Mais ces promesses ont leurs contreparties. L’utilisation récurrente de garanties souveraines ou quasi-souveraines engage l’État au-delà des chiffres visibles de la dette. Les engagements hors bilan liés aux garanties doivent être rigoureusement suivis, consolidés et rendus transparents, sous peine de créer des zones d’ombre dans l’évaluation du risque souverain.

Par ailleurs, l’abondance de financements sécurisés pour l’État pose la question des effets d’éviction : à quel point l’accès facilité au crédit public peut-il comprimer la disponibilité du crédit pour le secteur privé, en particulier les PME, dans un système bancaire déjà très exposé à la signature souveraine ?

Discipline d’endettement et coordination avec la BEAC : conditions clés

Pour que cette stratégie reste soutenable, plusieurs conditions apparaissent essentielles.

La première est la discipline d’endettement. La possibilité de lever des fonds avec une garantie panafricaine ne doit pas être perçue comme un blanc-seing à l’accumulation de dettes. La trajectoire globale du ratio dette/PIB, la structure par maturité et par devises, ainsi que la capacité réelle du budget à absorber la charge d’intérêts restent les vrais juges de paix.
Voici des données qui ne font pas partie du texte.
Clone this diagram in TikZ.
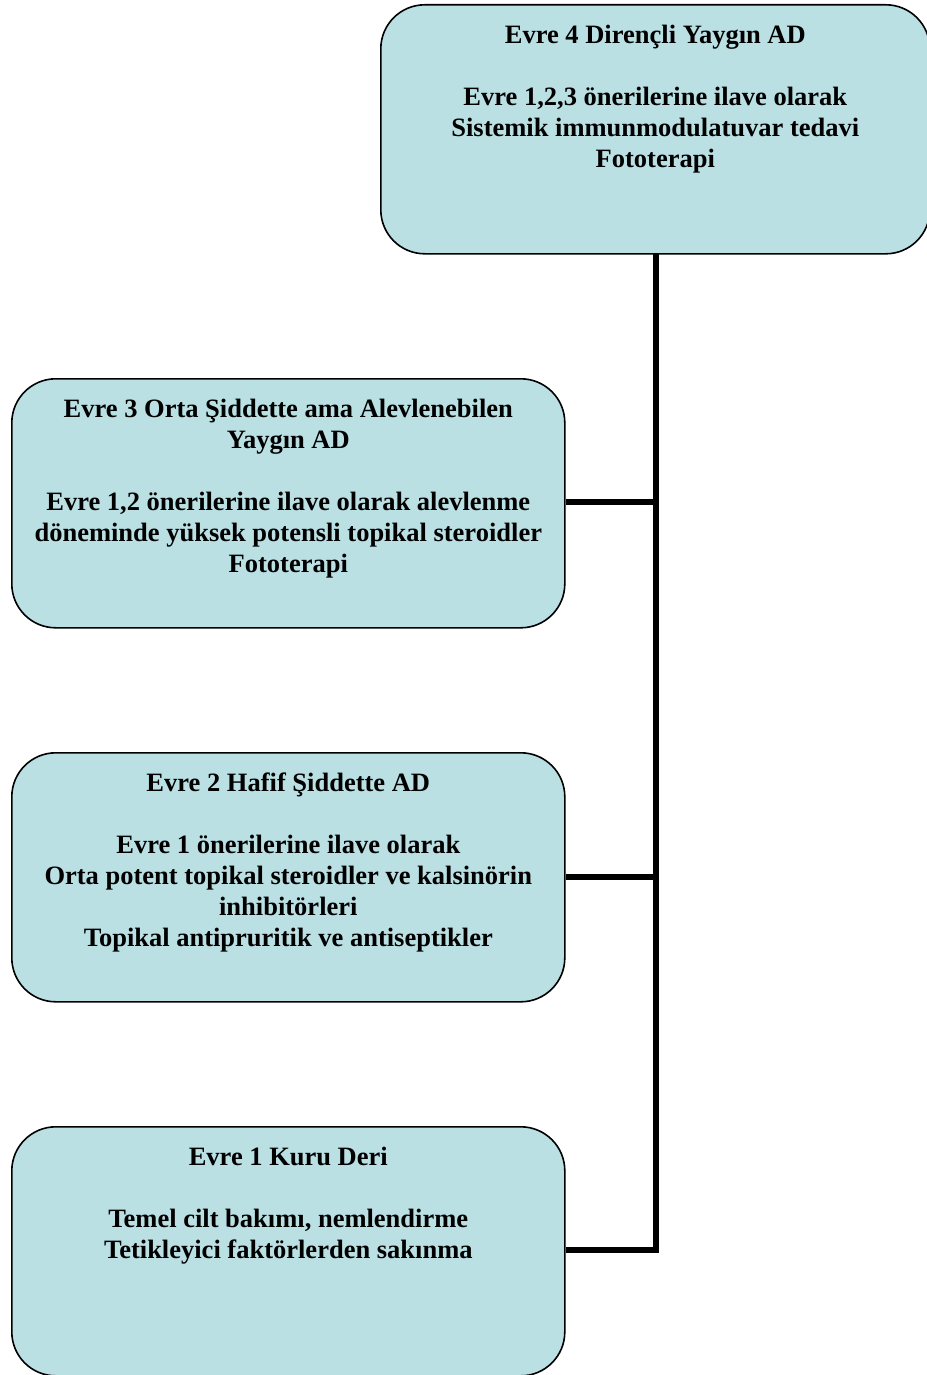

La deuxième condition est la transparence. Les autorités doivent documenter clairement la nature des garanties d’Afreximbank, leur durée, leurs déclencheurs et leur incidence potentielle sur la dette future. Sans cette transparence, la confiance des marchés internationaux, déjà fragile, pourrait pâtir d’une perception de risques cachés.

La troisième est la coordination avec la BEAC. En tant que banque centrale de la sous-région, la BEAC doit veiller à ce que ces dispositifs d’ingénierie financière n’aboutissent pas à une raréfaction de la liquidité disponible pour le secteur privé, ni à une distorsion excessive de la structure des taux. La frontière est fine entre soutien au financement public et sur-sollicitation des ressources bancaires au détriment de l’économie réelle.

Un laboratoire de la nouvelle finance publique africaine

À bien des égards, le cas camerounais illustre une tendance plus large en Afrique : la recherche, parfois contrainte, de montages hybrides combinant garanties panafricaines, innovations de marché et recours intensif aux banques locales. Dans un monde où l’accès aux eurobonds est plus incertain, où les marges budgétaires sont serrées et où les programmes d’ajustement imposent leurs conditions, les États testent de nouvelles formes de financement.

Le Cameroun, avec ces 159 milliards de FCFA garantis par Afreximbank et les 200 milliards de FCFA levés via un swap sur le marché des titres publics, se place ainsi au cœur d’un laboratoire de la nouvelle finance publique africaine. Reste à savoir si les leçons de ce laboratoire seront positives — diversification maîtrisée, coûts raisonnables, transparence accrue — ou si elles se traduiront par une complexification de la dette souveraine, plus difficile à suivre et à piloter.

Pour l’instant, le pari est ouvert. Mais une chose est certaine : l’ombre portée d’Afreximbank sur la dette camerounaise va continuer de peser dans les discussions sur la soutenabilité budgétaire, le rôle des marchés régionaux et la place des banques locales dans le financement de l’État.